Yes, it is! I have support from a range of different experts including Aboriginal and Torres Strait Islander community members, clinicians, researchers, and my own PhD supervisors at the University of Melbourne, UWA and Curtin University.

How long will the project run?

The project officially commenced in 2020 and will take three years to complete…although COVID has thrown a few spanners in the works!

Will the resources be relevant nationwide?

This project is being conducted in Victoria and Western Australia. In recognition of the diversity among the Aboriginal and Torres Strait Islander communities, we are capturing the voices of community members living in urban, rural, regional, and remote settings in these states. Further research will be needed to understand how relevant the resources are to other communities.

How will people access the resources?

The format the resources take and how they are implemented will depend on the needs and preferences of the community. We anticipate that the resources may take the form of print, video, or web-based materials and may be used in healthcare settings as individual patient education resources.

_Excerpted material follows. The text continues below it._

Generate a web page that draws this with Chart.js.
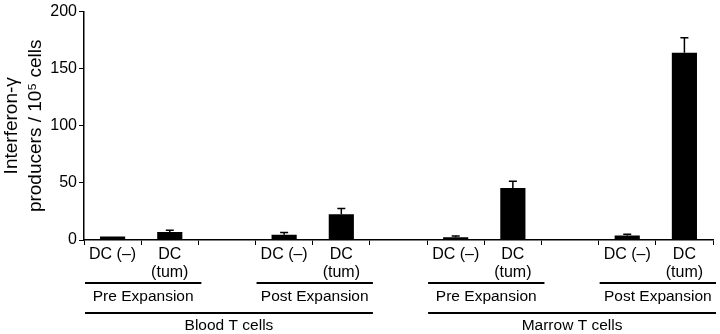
<!DOCTYPE html>
<html>
<head>
<meta charset="utf-8">
<script src="https://cdn.jsdelivr.net/npm/chart.js@4"></script>
<style>
  html, body { margin: 0; padding: 0; background: #fff; }
  #wrap { width: 720px; height: 334px; }
</style>
</head>
<body>
<div id="wrap"><canvas id="c" width="720" height="334"></canvas></div>
<script>
// ---- data ----
const categories = [
  'DC (–)', ['DC', '(tum)'], '',
  'DC (–)', ['DC', '(tum)'], '',
  'DC (–)', ['DC', '(tum)'], '',
  'DC (–)', ['DC', '(tum)']
];
const producers = [3, 7, null, 4.5, 22.5, null, 2.5, 45.5, null, 4, 164];
const errors    = [0, 1.5, null, 2, 5, null, 1, 6, null, 1, 13];
const yTicks = [0, 50, 100, 150, 200];
const yTitle = ['Interferon-γ', 'producers / 10⁵ cells'];

const subGroupLabels = ['Pre Expansion', 'Post Expansion', 'Pre Expansion', 'Post Expansion'];
const subGroupStart  = [0, 3, 6, 9];
const subGroupEnd    = [1, 4, 7, 10];
const mainGroupLabels = ['Blood T cells', 'Marrow T cells'];
const mainGroupStart  = [0, 6];
const mainGroupEnd    = [4, 10];

const FONT = '"Liberation Sans", Arial, Helvetica, sans-serif';

const errorBarPlugin = {
  id: 'errorBars',
  afterDatasetsDraw(chart) {
    const meta = chart.getDatasetMeta(0);
    const y = chart.scales.y;
    const ctx = chart.ctx;
    ctx.save();
    ctx.strokeStyle = '#000';
    ctx.lineWidth = 1.5;
    meta.data.forEach((bar, i) => {
      const v = producers[i], e = errors[i];
      if (v == null || !e) return;
      const y0 = y.getPixelForValue(v);
      const y1 = y.getPixelForValue(v + e);
      ctx.beginPath();
      ctx.moveTo(bar.x, y0);
      ctx.lineTo(bar.x, y1);
      ctx.moveTo(bar.x - 4, y1);
      ctx.lineTo(bar.x + 4, y1);
      ctx.stroke();
    });
    ctx.restore();
  }
};

const groupPlugin = {
  id: 'groups',
  afterDraw(chart) {
    const x = chart.scales.x;
    const ctx = chart.ctx;
    const half = (x.getPixelForValue(1) - x.getPixelForValue(0)) / 2;
    ctx.save();
    ctx.strokeStyle = '#000';
    ctx.fillStyle = '#000';
    ctx.lineWidth = 2.2;
    ctx.font = '15.5px ' + FONT;
    ctx.textAlign = 'center';
    ctx.textBaseline = 'middle';
    subGroupLabels.forEach((lab, i) => {
      const a = x.getPixelForValue(subGroupStart[i]) - half + 1;
      const b = x.getPixelForValue(subGroupEnd[i]) + half + 3;
      ctx.beginPath(); ctx.moveTo(a, 283); ctx.lineTo(b, 283); ctx.stroke();
      ctx.fillText(lab, (a + b) / 2, 297);
    });
    mainGroupLabels.forEach((lab, i) => {
      const a = x.getPixelForValue(mainGroupStart[i]) - half + 1;
      const b = x.getPixelForValue(mainGroupEnd[i]) + half + 3;
      ctx.beginPath(); ctx.moveTo(a, 313); ctx.lineTo(b, 313); ctx.stroke();
      ctx.fillText(lab, (a + b) / 2, 326);
    });
    ctx.restore();
  }
};

new Chart(document.getElementById('c'), {
  type: 'bar',
  data: {
    labels: categories,
    datasets: [{
      data: producers,
      backgroundColor: '#000',
      borderWidth: 0,
      barPercentage: 0.44,
      categoryPercentage: 1
    }]
  },
  options: {
    responsive: false,
    animation: false,
    devicePixelRatio: 1,
    layout: { padding: { left: 0, right: 7, top: 0, bottom: 0 } },
    plugins: { legend: { display: false }, tooltip: { enabled: false } },
    scales: {
      x: {
        grid: { display: true, drawOnChartArea: false, drawTicks: true, tickLength: 5, color: '#000', lineWidth: 1 },
        border: { display: true, color: '#000', width: 1.5 },
        ticks: { color: '#000', font: { family: FONT, size: 16, lineHeight: 1.1 }, padding: 1, maxRotation: 0, autoSkip: false },
        afterFit(s) { s.height = 94; }
      },
      y: {
        min: 0, max: 200,
        afterBuildTicks(s) { s.ticks = yTicks.map(v => ({ value: v })); },
        grid: { display: true, drawOnChartArea: false, drawTicks: true, tickLength: 5, color: '#000', lineWidth: 1 },
        border: { display: true, color: '#000', width: 1.5 },
        ticks: { color: '#000', font: { family: FONT, size: 16 }, padding: 2 },
        title: { display: true, text: yTitle, color: '#000', font: { family: FONT, size: 19, lineHeight: 1.27 }, padding: { top: 0, bottom: 0 } },
        afterFit(s) { s.width = 84; }
      }
    }
  },
  plugins: [errorBarPlugin, groupPlugin]
});
</script>
</body>
</html>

AOWA will continue to work with its partners to develop the research and resources for this project. The first three phases of the project are underway, and we expect that the resources will be ready for launch and made available at the end of 2022.


Brooke Conley is a proud Ngiyampaa woman from Cobar, New South Wales. She has completed her Bachelor in Exercise Science and a Master in Physiotherapy Practice and is a current PhD candidate at the University of Melbourne. Alongside her PhD, Brooke holds a clinical physiotherapy position at a City Baths Spinal and Sports Medicine Clinic and an Associate lecturer position at Melbourne University, within the Department of Medical Education.


Dr Samantha Bunzli is a physiotherapist and research fellow at The University of Melbourne, Department of Surgery, within a Centre for Research Excellence focused on optimising outcomes, equity and patient selection for joint replacement surgery. Together with colleagues at the University of Western Australia and Curtin University, Dr Bunzli co-founded ECCO, a program of research advocating for Equity, Collaboration and Culturally secure Osteoarthritis care for Aboriginal Australians.